#microformats 2023-07-17

2023-07-17 UTC
angelo joined the channel
#
[aciccarello]
I saw a verge article with at least 3 different titles.
ur5us, milkii, btrem, vladimyr and [Jo] joined the channel
#
[tantek]
aciccarello, that sounds reasonable about only returning metaformats if there are no microformats (mf2 I'd say) on the page. I'm expecting that theoretically, there's some chance that invisible OGP *might* be more accurate than broken classic hentry (e.g. WordPress) on the page, though I do wonder if we should special-case WordPress for that.
#
[aciccarello]
Cool, I'll keep iterating on that and do testing on different sites to see when it makes sense to use the fallback.
#
GWG
The way [pfefferle] just changed it, it uses microformats then metaformats for any missing elements. But microformats always prevail
#
[tantek]
GWG, mf2 or even backcompat?
#
[tantek]
I'm open to that
#
[tantek]
(to both mf2 mf1 / all)
#
GWG
mf2, in none of my versions do I consider if it is backcompat.
#
GWG
php microformats enables it by default
#
[tantek]
got it, so in the parsed form it "just" looks like mf2 whether it came from actual mf2 or backcompat mf1
#
GWG
Exactly
gRegor, [jacky] and [pfefferle] joined the channel
#
[pfefferle]
and then it falls back to WordPress-API, Meta-Header (including OGP and twitter-cards) and finally JSON-LD: https://github.com/pfefferle/wordpress-webmention/blob/main/includes/class-handler.php#L22
#
[tantek]
makes sense that JSON-LD is the lowest, least quality / usage expected.
#
[tantek]
mf2 > metaformats > JSON-LD
#
[tantek]
presumably nothing else, like no generic RDFa or eRDF or microdata?
#
[pfefferle]
we have some dublin core (eRDF) https://github.com/pfefferle/wordpress-webmention/blob/main/includes/Handler/class-meta.php#L83 but there is no real Microdata/RDFa parser implemented yet.
#
[pfefferle]
but could be easily added
#
[pfefferle]
oh, there is a lib by [jkphl] but it's quite complex https://github.com/jkphl/rdfa-lite-microdata
#
Loqi
[preview] [jkphl] rdfa-lite-microdata: RDFa Lite 1.1 and HTML Microdata parser for web documents (HTML, SVG, XML)
#
[tantek]
yes point being what if any marginal benefit would there be to taking on the ongoing tech maintenance/debt?
#
[tantek]
like can you name any sites that would get better results because you added the code? if not, it's not worth adding, that's the point
[schmarty] joined the channel
#
[pfefferle]
I think most site owners would use JSON-LD instead of microdata or rdfa if they implement http://schema.org
#
[pfefferle]
The bigger problem is sites without any data, like gackerndes for example
#
[pfefferle]
Hacker-News
#
sknebel
German auto-carrot is fun :D
#
sknebel
(I was wondering if that was what you intended to write ...)
#
sknebel
(actually, if I'm going to be slightly mean, that's not a bad label, instead of "orange site" etc...)
#
[tantek]
wow the Google translation is not an inaccurate reference for HN
#
[tantek]
[pfefferle] see #indieweb-chat 🙂
cobypear, [pfefferle] and [jacky] joined the channel
#
[aciccarello]
I was wondering about JSONLD but I figured it would be a pain to parse.
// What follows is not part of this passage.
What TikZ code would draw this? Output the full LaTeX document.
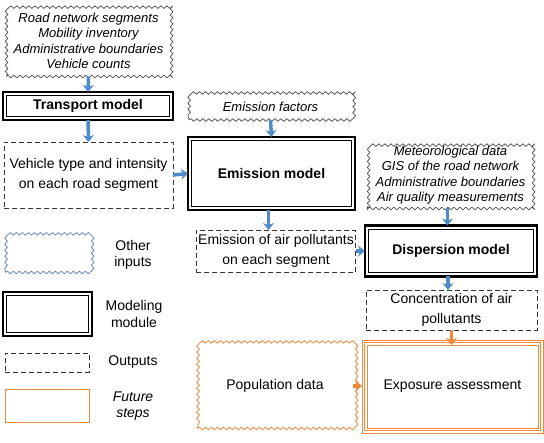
\documentclass[tikz,border=0pt]{standalone}
\usepackage{fontspec}
\setmainfont{Liberation Sans}
\usetikzlibrary{decorations.pathmorphing,arrows.meta,calc}
\definecolor{arrblue}{HTML}{4F8AC9}
\definecolor{orng}{HTML}{F0883A}
\definecolor{wavgray}{HTML}{4A4A4A}
\definecolor{legblue}{HTML}{6A88B8}
\begin{document}
\begin{tikzpicture}[x=1pt,y=-1pt,
  every node/.style={outer sep=0pt, inner sep=2pt, align=center, font=\fontsize{14}{17}\selectfont},
  inbox/.style={draw=wavgray, line width=0.7pt, decorate, decoration={snake, segment length=6pt, amplitude=1.3pt},
    font=\fontsize{13}{15.5}\selectfont\itshape},
  module/.style={draw=black, line width=2.4pt, font=\fontsize{14}{17}\selectfont\bfseries},
  outbox/.style={draw=black!80, line width=0.9pt, dash pattern=on 5pt off 3pt, font=\fontsize{14}{19.5}\selectfont},
  futwave/.style={draw=orng, line width=0.8pt, decorate, decoration={snake, segment length=6pt, amplitude=1.3pt}},
  futbox/.style={draw=orng, line width=0.9pt},
  barr/.style={draw=arrblue, line width=3.5pt, -{Stealth[length=7pt,width=11pt]}},
  oarr/.style={draw=orng, line width=3.5pt, -{Stealth[length=7pt,width=11pt]}},
  legtext/.style={font=\fontsize{14}{16.5}\selectfont}
]
\useasboundingbox (0,0) rectangle (544,443);

% inputs
\node[inbox, minimum width=165pt, minimum height=71pt] (in1) at (88.5,41)
  {Road network segments\\Mobility inventory\\Administrative boundaries\\Vehicle counts};
\node[inbox, minimum width=163pt, minimum height=27pt] (efac) at (270.5,106.5) {Emission factors};
\node[inbox, minimum width=165pt, minimum height=67pt] (in2) at (450.5,175)
  {Meteorological data\\GIS of the road network\\Administrative boundaries\\Air quality measurements};

% modules
\node[module, minimum width=170pt, minimum height=28pt] (transport) at (88,106) {Transport model};
\node[module, minimum width=167pt, minimum height=73pt] (emission) at (271.5,173.5) {Emission model};
\node[module, minimum width=172pt, minimum height=51pt] (dispersion) at (451,251) {Dispersion model};

% outputs
\node[outbox, minimum width=169pt, minimum height=66pt] (vehicle) at (88.5,175)
  {Vehicle type and intensity\\on each road segment};
\node[outbox, minimum width=156pt, minimum height=42pt] (emout) at (276,251)
  {Emission of air pollutants\\on each segment};
\node[outbox, minimum width=171pt, minimum height=40pt] (conc) at (451.5,310)
  {Concentration of air\\pollutants};

% future
\node[futwave, minimum width=155pt, minimum height=85pt] (pop) at (275,386) {Population data};
\node[futbox, minimum width=181pt, minimum height=93pt] (expo) at (452.5,386.5) {Exposure assessment};

% legend
\node[draw=legblue, line width=0.8pt, decorate, decoration={snake, segment length=6pt, amplitude=1.3pt},
  minimum width=84pt, minimum height=37pt] (lin) at (47.5,254) {};
\node[module, minimum width=89pt, minimum height=44pt] (lmod) at (47.5,314) {};
\node[outbox, minimum width=84pt, minimum height=19pt] (lout) at (47,362.5) {};
\node[futbox, minimum width=84pt, minimum height=33pt] (lfut) at (47,405.5) {};
\node[legtext] (tin) at (133,255) {Other\\inputs};
\node[legtext] (tmod) at (134,314) {Modeling\\module};
\node[legtext] (tout) at (133,362) {Outputs};
\node[legtext, font=\fontsize{14}{16.5}\selectfont\itshape] (tfut) at (133,406) {Future\\steps};

% inner lines of modules
\foreach \n in {transport,emission,dispersion,lmod}
  \draw[line width=0.8pt] ([shift={(3.6pt,-3.6pt)}]\n.north west) rectangle ([shift={(-3.6pt,3.6pt)}]\n.south east);
% triple orange border
\foreach \d in {2.5pt,5pt}
  \draw[orng, line width=0.9pt] ([shift={(\d,-\d)}]expo.north west) rectangle ([shift={(-\d,\d)}]expo.south east);

% arrow start points
\coordinate (a1) at ($(emission.south)+(-3pt,0)$);
\coordinate (a2) at ($(in2.south)+(-3pt,0)$);
\coordinate (a3) at ($(dispersion.south)+(-3pt,0)$);
\coordinate (a4) at ($(conc.south |- expo.north)+(0,-5pt)$);

% arrows
\draw[barr] (in1.south) -- (transport.north);
\draw[barr] (transport.south) -- (vehicle.north);
\draw[barr] (vehicle.east) -- (emission.west);
\draw[barr] (efac.south) -- (emission.north);
\draw[barr] (a1) -- (a1 |- emout.north);
\draw[barr] (emout.east) -- (emout.east -| dispersion.west);
\draw[barr] (a2) -- (a2 |- dispersion.north);
\draw[barr] (a3) -- (a3 |- conc.north);
\draw[oarr] (conc.south) -- (a4);
\draw[oarr] (pop.east) -- (pop.east -| expo.west);
\end{tikzpicture}
\end{document}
Pretty much everyone has some basic meta tags for social sharing.
#
[aciccarello]
I need to look at that WordPress code
aciccarello joined the channel
#
aciccarello
Just found http://microformats.org/wiki/link-preview-brainstorming which should probably be linked to metaformats
#
[tantek]
ok will do
#
[tantek]
only 6-8 year gap between those pages and /metaformats lol
#
aciccarello
I see the wordpress code has special parsing for site_name. Is there any mf2 representation for that?
#
aciccarello
I see some thoughts on https://indieweb.org/Site_name but otherwise it doesn't look like it.
#
gRegor
I think h-app.p-name might be the closest explicit mf2 corresponding to og:site_name
#
gRegor
But that's mostly used on app-type sites
#
gRegor
Just looked at CNN for an example, title element is "Breaking News, Latest News and Videos | CNN", og:site_name is "CNN"
sebbu2 joined the channel